(Publicado originalmente na Gazeta do Povo e no Diário de Londrina)
No dia 5 de março de 1953, morria Josef Stalin. O ditador soviético sofreu um derrame na sua casa de campo, mas só foi atendido com 12 horas de atraso. Entre os assessores e seguranças, ninguém ousou chamar um médico sem a anuência do líder (até porque os últimos médicos a atendê-lo estavam presos e sendo torturados, sob denúncia de conspiração).
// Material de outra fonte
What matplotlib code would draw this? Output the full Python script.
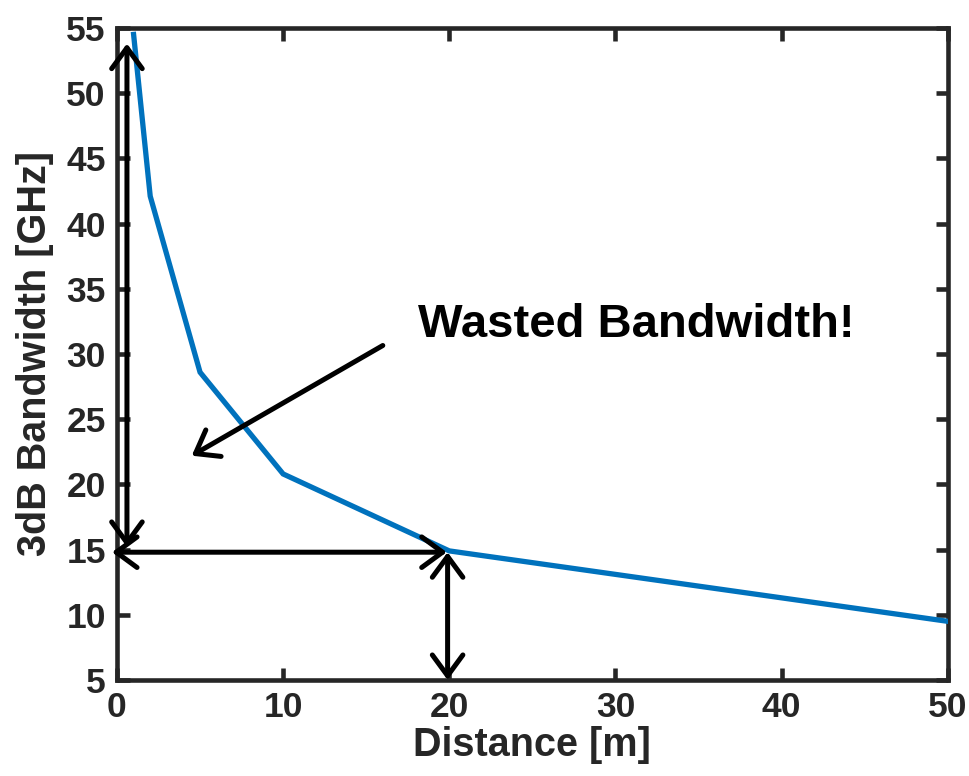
import matplotlib
matplotlib.use("Agg")
import matplotlib.pyplot as plt

plt.rcParams['font.family'] = ['Liberation Sans', 'DejaVu Sans']
plt.rcParams['font.weight'] = 'bold'

# Link distance vs. 3 dB bandwidth
distance_m = [1, 2, 5, 10, 20, 50]
bandwidth_ghz = [54.5, 42.1, 28.6, 20.8, 14.9, 9.5]

x_ticks = [0, 10, 20, 30, 40, 50]
y_ticks = [5, 10, 15, 20, 25, 30, 35, 40, 45, 50, 55]

axis_color = '#262626'
line_color = '#0072BD'

fig = plt.figure(figsize=(9.7, 7.76), dpi=100)
ax = fig.add_axes([0.1206, 0.1237, 0.8564, 0.8403])

ax.plot(distance_m, bandwidth_ghz, color=line_color, lw=3.8, solid_joinstyle='miter', zorder=3)

ax.set_xlim(0, 50)
ax.set_ylim(5, 55)
ax.set_xticks(x_ticks)
ax.set_yticks(y_ticks)

for sp in ax.spines.values():
    sp.set_color(axis_color)
    sp.set_linewidth(3.3)

ax.tick_params(direction='in', length=9, width=3.3, color=axis_color,
               labelcolor=axis_color, labelsize=25.5, top=True, right=True, pad=8)
for lbl in ax.get_xticklabels() + ax.get_yticklabels():
    lbl.set_fontweight('bold')

ax.set_xlabel('Distance [m]', fontsize=28.5, fontweight='bold', color=axis_color, labelpad=1)
ax.set_ylabel('3dB Bandwidth [GHz]', fontsize=28.5, fontweight='bold', color=axis_color, labelpad=9)

dbl = dict(arrowstyle='<->,head_length=0.75,head_width=0.55', lw=3.6, color='black',
           shrinkA=0, shrinkB=0, mutation_scale=20)
one = dict(arrowstyle='->,head_length=0.75,head_width=0.55', lw=3.6, color='black',
           shrinkA=0, shrinkB=0, mutation_scale=20)

# vertical span of available bandwidth
ax.annotate('', xy=(0.6, 53.8), xytext=(0.6, 15.2), arrowprops=dbl, zorder=4)
# horizontal span to 20 m
ax.annotate('', xy=(-0.3, 14.8), xytext=(19.85, 14.8), arrowprops=dbl,
            annotation_clip=False, zorder=4)
# vertical from 15 GHz down to axis at 20 m
ax.annotate('', xy=(19.9, 14.8), xytext=(19.9, 5.0), arrowprops=dbl, zorder=4)
# pointer to the wasted region
ax.annotate('', xy=(4.5, 22.2), xytext=(16.0, 30.65), arrowprops=one, zorder=4)

ax.text(18.1, 32.2, 'Wasted Bandwidth!', fontsize=34, fontweight='bold',
        color='black', ha='left', va='center')

fig.savefig('out.png', dpi=100)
Quando, enfim, chamou-se uma equipe clínica, os médicos tremiam ao examinar o tirano semiconsciente. Era tarde demais. Logo Stalin deixou o mundo para entrar na história, aos 73 anos. Roubara antes 20 milhões de vidas.
Nos funerais de Stalin, houve choro e ranger de dentes. Enquanto Béria, Kruschev, Malenkov, Kaganovich e outros iniciavam uma luta de morte pela sucessão no Estado, milhares de súditos soviéticos acotovelaram-se para dar adeus ao líder. Houve pânico e pisoteio. O corpo embalsamado de Stalin ficaria exposto no Mausoléu de Lenin por alguns anos.
Numa aula magistral, o filósofo Olavo de Carvalho falou certa vez sobre a ideia de conversão. Segundo ele, a diferença entre a vida e a morte encontra-se na dimensão proporcionalmente ocupada pelo espírito. Em vida, o espírito é um ponto isolado entre sensações, desejos, temores, enganos, lembranças, impulsos. Depois da morte, a equação se inverte: o mundo material torna-se uma ilha perdida no mar do espírito.
Não nos é concedido o direito de especular sobre a salvação ou perdição de um ser humano; esse é um mistério que pertence a Deus. Mas podemos imaginar que a conversão de um ditador pela morte seja, no mínimo, uma experiência traumática. Ao homem que mantém um grande poder sobre o mundo material certamente não agradará ser reduzido a um pontinho na dimensão do espírito. As multidões podem chorar à vontade: não adianta. O Guia Genial dos Povos está morto.
A doença e a morte não são as únicas semelhanças entre um ditador e seus súditos. Morre a pessoa do ditador, mas não morre o ditador dentro das pessoas. Os seguidores continuam a pensar e agir conforme os esquemas mentais do líder. Querem calar ou prender quem pensa diferente; veneram o Estado; defendem a censura (ou “controle público da mídia”); exigem respeito absoluto aos símbolos pátrios; pretendem dar lições de cidadania ou educação moral e cívica; confundem crítica ao governo com ofensa ao país; identificam opositores como “inimigos do povo”.
Hugo Chávez morreu no dia 5 de março de 2013, exatamente 60 anos depois de Josef Stalin. São líderes diferentes, sem dúvida. Mas ambos foram pranteados por multidões e tiveram os corpos embalsamados. Pessoalmente, não acredito em coincidências; acho que Deus estava querendo passar uma mensagem com a repetição de datas e cenas. Talvez Ele esteja mostrando que algumas coisas permanecem iguais.